▶ THE TASK:
Drop every picture. Then return, exactly, the lines from the beginning of the listing below through the one containing "const fmt = v => String(v).replace('.', ',');".

▶ INFORMATION SUPPLIED:

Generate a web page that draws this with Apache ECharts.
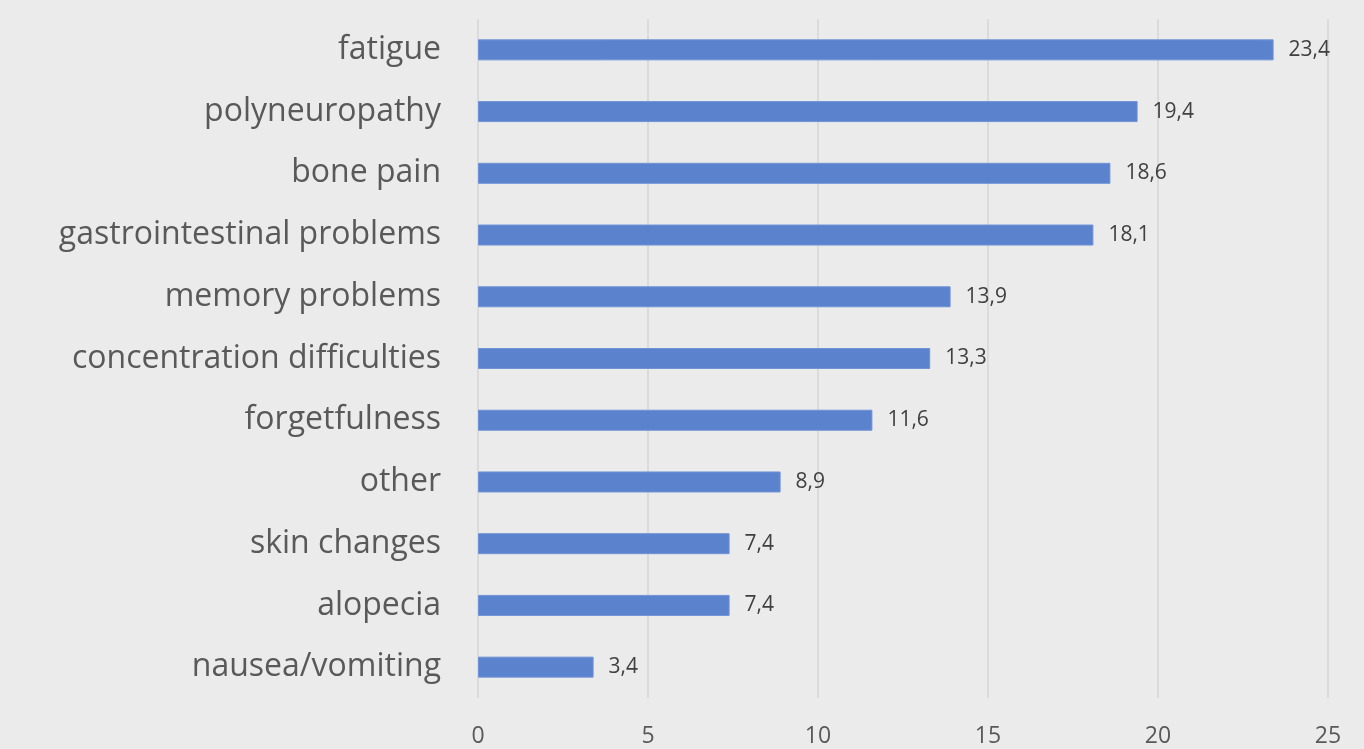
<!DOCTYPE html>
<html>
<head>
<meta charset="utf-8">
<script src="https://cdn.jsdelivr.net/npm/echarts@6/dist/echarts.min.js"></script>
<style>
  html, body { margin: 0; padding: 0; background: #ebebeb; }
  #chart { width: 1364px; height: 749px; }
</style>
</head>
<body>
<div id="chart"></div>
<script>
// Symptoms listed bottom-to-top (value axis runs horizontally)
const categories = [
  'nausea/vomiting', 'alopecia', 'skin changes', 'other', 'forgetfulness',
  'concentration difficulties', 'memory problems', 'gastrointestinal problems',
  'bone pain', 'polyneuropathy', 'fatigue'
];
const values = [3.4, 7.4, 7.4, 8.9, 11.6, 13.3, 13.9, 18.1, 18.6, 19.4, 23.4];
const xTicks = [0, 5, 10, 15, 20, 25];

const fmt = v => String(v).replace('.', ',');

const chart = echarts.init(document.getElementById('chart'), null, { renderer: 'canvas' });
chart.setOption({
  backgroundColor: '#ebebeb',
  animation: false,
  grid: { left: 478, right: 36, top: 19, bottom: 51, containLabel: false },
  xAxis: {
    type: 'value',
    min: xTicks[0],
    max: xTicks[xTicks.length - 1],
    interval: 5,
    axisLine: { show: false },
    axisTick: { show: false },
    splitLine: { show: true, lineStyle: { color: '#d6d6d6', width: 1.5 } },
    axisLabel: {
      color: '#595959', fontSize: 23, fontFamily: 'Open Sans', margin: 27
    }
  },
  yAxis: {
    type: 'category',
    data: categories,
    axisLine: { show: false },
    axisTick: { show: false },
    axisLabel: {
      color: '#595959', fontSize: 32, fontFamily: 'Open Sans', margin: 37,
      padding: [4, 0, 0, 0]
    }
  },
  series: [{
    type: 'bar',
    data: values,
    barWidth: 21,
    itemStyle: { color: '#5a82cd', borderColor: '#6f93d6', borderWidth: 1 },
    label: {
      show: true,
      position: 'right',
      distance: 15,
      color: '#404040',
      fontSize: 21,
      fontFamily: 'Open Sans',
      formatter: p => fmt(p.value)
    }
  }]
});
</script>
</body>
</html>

▶ EXERCISE RESULT:
Generate a web page that draws this with Apache ECharts.
<!DOCTYPE html>
<html>
<head>
<meta charset="utf-8">
<script src="https://cdn.jsdelivr.net/npm/echarts@6/dist/echarts.min.js"></script>
<style>
  html, body { margin: 0; padding: 0; background: #ebebeb; }
  #chart { width: 1364px; height: 749px; }
</style>
</head>
<body>
<div id="chart"></div>
<script>
// Symptoms listed bottom-to-top (value axis runs horizontally)
const categories = [
  'nausea/vomiting', 'alopecia', 'skin changes', 'other', 'forgetfulness',
  'concentration difficulties', 'memory problems', 'gastrointestinal problems',
  'bone pain', 'polyneuropathy', 'fatigue'
];
const values = [3.4, 7.4, 7.4, 8.9, 11.6, 13.3, 13.9, 18.1, 18.6, 19.4, 23.4];
const xTicks = [0, 5, 10, 15, 20, 25];

const fmt = v => String(v).replace('.', ',');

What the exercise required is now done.